Aim of the exercise —
Copy all of the material exactly. Pictures are not to appear in the copy.

Provided data —

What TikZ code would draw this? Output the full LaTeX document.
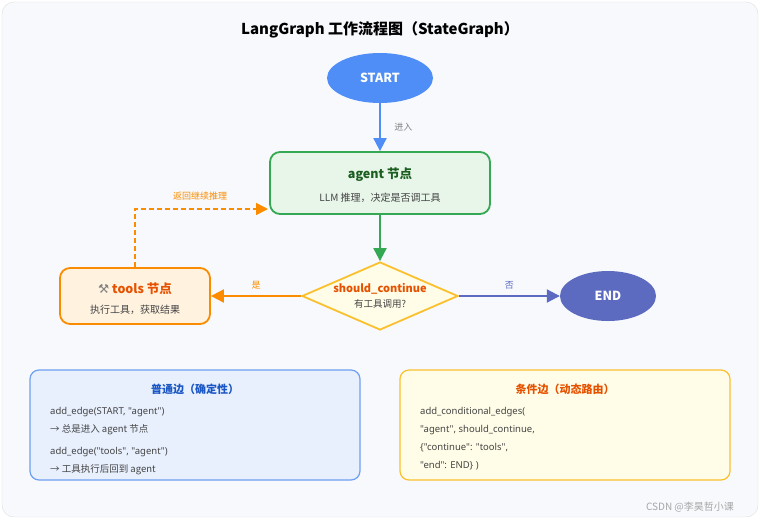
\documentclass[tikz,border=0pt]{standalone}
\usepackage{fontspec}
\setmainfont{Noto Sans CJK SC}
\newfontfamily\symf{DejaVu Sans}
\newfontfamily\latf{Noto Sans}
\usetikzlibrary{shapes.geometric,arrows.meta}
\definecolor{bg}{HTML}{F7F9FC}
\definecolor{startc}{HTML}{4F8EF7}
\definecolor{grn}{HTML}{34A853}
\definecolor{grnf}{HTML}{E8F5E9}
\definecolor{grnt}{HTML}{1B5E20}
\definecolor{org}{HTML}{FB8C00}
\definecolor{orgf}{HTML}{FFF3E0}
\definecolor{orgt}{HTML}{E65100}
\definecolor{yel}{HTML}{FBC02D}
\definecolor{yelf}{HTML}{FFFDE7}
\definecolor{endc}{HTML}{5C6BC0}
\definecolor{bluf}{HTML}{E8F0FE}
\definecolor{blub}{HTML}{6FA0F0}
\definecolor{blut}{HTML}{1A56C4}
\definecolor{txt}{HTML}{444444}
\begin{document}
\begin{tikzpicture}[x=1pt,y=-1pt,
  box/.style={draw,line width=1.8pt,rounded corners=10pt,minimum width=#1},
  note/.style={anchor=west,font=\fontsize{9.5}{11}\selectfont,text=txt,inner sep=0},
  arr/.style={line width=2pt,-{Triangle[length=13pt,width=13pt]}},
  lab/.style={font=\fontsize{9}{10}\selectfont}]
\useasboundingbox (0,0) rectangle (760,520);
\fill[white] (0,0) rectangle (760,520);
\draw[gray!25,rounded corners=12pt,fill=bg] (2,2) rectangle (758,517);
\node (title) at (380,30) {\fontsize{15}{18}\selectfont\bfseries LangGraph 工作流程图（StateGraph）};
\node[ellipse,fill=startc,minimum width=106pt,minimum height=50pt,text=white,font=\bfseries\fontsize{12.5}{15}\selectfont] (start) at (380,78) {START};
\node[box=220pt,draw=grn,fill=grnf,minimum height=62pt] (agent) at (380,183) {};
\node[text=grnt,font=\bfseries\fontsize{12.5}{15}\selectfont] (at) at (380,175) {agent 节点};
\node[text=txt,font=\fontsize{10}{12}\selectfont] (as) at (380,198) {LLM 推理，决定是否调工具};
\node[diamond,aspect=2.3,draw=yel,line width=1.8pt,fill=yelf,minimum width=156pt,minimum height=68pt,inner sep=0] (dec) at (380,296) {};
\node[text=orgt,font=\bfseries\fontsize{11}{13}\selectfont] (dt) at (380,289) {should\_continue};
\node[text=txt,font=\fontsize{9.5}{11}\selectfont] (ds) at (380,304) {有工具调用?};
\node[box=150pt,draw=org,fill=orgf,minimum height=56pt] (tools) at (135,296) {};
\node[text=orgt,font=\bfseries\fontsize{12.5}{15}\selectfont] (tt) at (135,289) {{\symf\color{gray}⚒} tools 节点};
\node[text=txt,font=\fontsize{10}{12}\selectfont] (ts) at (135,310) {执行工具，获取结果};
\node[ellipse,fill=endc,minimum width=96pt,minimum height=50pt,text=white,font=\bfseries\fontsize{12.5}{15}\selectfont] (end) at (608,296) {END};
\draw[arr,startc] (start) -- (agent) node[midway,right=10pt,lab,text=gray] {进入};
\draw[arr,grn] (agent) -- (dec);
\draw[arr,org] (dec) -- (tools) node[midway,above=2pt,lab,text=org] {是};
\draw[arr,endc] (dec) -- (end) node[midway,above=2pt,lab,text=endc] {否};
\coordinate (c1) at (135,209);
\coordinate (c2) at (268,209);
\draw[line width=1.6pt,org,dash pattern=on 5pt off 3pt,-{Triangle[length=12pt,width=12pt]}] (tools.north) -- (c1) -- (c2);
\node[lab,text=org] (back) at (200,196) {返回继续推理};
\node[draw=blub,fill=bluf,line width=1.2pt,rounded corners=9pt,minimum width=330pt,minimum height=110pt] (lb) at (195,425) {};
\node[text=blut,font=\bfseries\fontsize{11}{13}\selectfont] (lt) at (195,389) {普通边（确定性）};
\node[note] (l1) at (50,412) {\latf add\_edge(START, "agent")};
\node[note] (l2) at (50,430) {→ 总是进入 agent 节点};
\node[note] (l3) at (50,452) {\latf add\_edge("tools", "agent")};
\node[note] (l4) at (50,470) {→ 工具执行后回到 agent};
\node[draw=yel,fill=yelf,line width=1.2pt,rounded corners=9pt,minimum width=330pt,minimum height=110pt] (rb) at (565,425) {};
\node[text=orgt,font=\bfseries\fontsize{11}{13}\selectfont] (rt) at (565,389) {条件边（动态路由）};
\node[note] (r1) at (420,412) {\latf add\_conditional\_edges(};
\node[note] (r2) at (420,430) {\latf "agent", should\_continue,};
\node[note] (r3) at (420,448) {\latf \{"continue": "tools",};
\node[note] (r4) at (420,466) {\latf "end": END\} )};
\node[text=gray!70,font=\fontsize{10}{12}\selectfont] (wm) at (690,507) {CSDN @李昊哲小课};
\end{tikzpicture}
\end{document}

Result for this exercise —
What TikZ code would draw this? Output the full LaTeX document.
\documentclass[tikz,border=0pt]{standalone}
\usepackage{fontspec}
\setmainfont{Noto Sans CJK SC}
\newfontfamily\symf{DejaVu Sans}
\newfontfamily\latf{Noto Sans}
\usetikzlibrary{shapes.geometric,arrows.meta}
\definecolor{bg}{HTML}{F7F9FC}
\definecolor{startc}{HTML}{4F8EF7}
\definecolor{grn}{HTML}{34A853}
\definecolor{grnf}{HTML}{E8F5E9}
\definecolor{grnt}{HTML}{1B5E20}
\definecolor{org}{HTML}{FB8C00}
\definecolor{orgf}{HTML}{FFF3E0}
\definecolor{orgt}{HTML}{E65100}
\definecolor{yel}{HTML}{FBC02D}
\definecolor{yelf}{HTML}{FFFDE7}
\definecolor{endc}{HTML}{5C6BC0}
\definecolor{bluf}{HTML}{E8F0FE}
\definecolor{blub}{HTML}{6FA0F0}
\definecolor{blut}{HTML}{1A56C4}
\definecolor{txt}{HTML}{444444}
\begin{document}
\begin{tikzpicture}[x=1pt,y=-1pt,
  box/.style={draw,line width=1.8pt,rounded corners=10pt,minimum width=#1},
  note/.style={anchor=west,font=\fontsize{9.5}{11}\selectfont,text=txt,inner sep=0},
  arr/.style={line width=2pt,-{Triangle[length=13pt,width=13pt]}},
  lab/.style={font=\fontsize{9}{10}\selectfont}]
\useasboundingbox (0,0) rectangle (760,520);
\fill[white] (0,0) rectangle (760,520);
\draw[gray!25,rounded corners=12pt,fill=bg] (2,2) rectangle (758,517);
\node (title) at (380,30) {\fontsize{15}{18}\selectfont\bfseries LangGraph 工作流程图（StateGraph）};
\node[ellipse,fill=startc,minimum width=106pt,minimum height=50pt,text=white,font=\bfseries\fontsize{12.5}{15}\selectfont] (start) at (380,78) {START};
\node[box=220pt,draw=grn,fill=grnf,minimum height=62pt] (agent) at (380,183) {};
\node[text=grnt,font=\bfseries\fontsize{12.5}{15}\selectfont] (at) at (380,175) {agent 节点};
\node[text=txt,font=\fontsize{10}{12}\selectfont] (as) at (380,198) {LLM 推理，决定是否调工具};
\node[diamond,aspect=2.3,draw=yel,line width=1.8pt,fill=yelf,minimum width=156pt,minimum height=68pt,inner sep=0] (dec) at (380,296) {};
\node[text=orgt,font=\bfseries\fontsize{11}{13}\selectfont] (dt) at (380,289) {should\_continue};
\node[text=txt,font=\fontsize{9.5}{11}\selectfont] (ds) at (380,304) {有工具调用?};
\node[box=150pt,draw=org,fill=orgf,minimum height=56pt] (tools) at (135,296) {};
\node[text=orgt,font=\bfseries\fontsize{12.5}{15}\selectfont] (tt) at (135,289) {{\symf\color{gray}⚒} tools 节点};
\node[text=txt,font=\fontsize{10}{12}\selectfont] (ts) at (135,310) {执行工具，获取结果};
\node[ellipse,fill=endc,minimum width=96pt,minimum height=50pt,text=white,font=\bfseries\fontsize{12.5}{15}\selectfont] (end) at (608,296) {END};
\draw[arr,startc] (start) -- (agent) node[midway,right=10pt,lab,text=gray] {进入};
\draw[arr,grn] (agent) -- (dec);
\draw[arr,org] (dec) -- (tools) node[midway,above=2pt,lab,text=org] {是};
\draw[arr,endc] (dec) -- (end) node[midway,above=2pt,lab,text=endc] {否};
\coordinate (c1) at (135,209);
\coordinate (c2) at (268,209);
\draw[line width=1.6pt,org,dash pattern=on 5pt off 3pt,-{Triangle[length=12pt,width=12pt]}] (tools.north) -- (c1) -- (c2);
\node[lab,text=org] (back) at (200,196) {返回继续推理};
\node[draw=blub,fill=bluf,line width=1.2pt,rounded corners=9pt,minimum width=330pt,minimum height=110pt] (lb) at (195,425) {};
\node[text=blut,font=\bfseries\fontsize{11}{13}\selectfont] (lt) at (195,389) {普通边（确定性）};
\node[note] (l1) at (50,412) {\latf add\_edge(START, "agent")};
\node[note] (l2) at (50,430) {→ 总是进入 agent 节点};
\node[note] (l3) at (50,452) {\latf add\_edge("tools", "agent")};
\node[note] (l4) at (50,470) {→ 工具执行后回到 agent};
\node[draw=yel,fill=yelf,line width=1.2pt,rounded corners=9pt,minimum width=330pt,minimum height=110pt] (rb) at (565,425) {};
\node[text=orgt,font=\bfseries\fontsize{11}{13}\selectfont] (rt) at (565,389) {条件边（动态路由）};
\node[note] (r1) at (420,412) {\latf add\_conditional\_edges(};
\node[note] (r2) at (420,430) {\latf "agent", should\_continue,};
\node[note] (r3) at (420,448) {\latf \{"continue": "tools",};
\node[note] (r4) at (420,466) {\latf "end": END\} )};
\node[text=gray!70,font=\fontsize{10}{12}\selectfont] (wm) at (690,507) {CSDN @李昊哲小课};
\end{tikzpicture}
\end{document}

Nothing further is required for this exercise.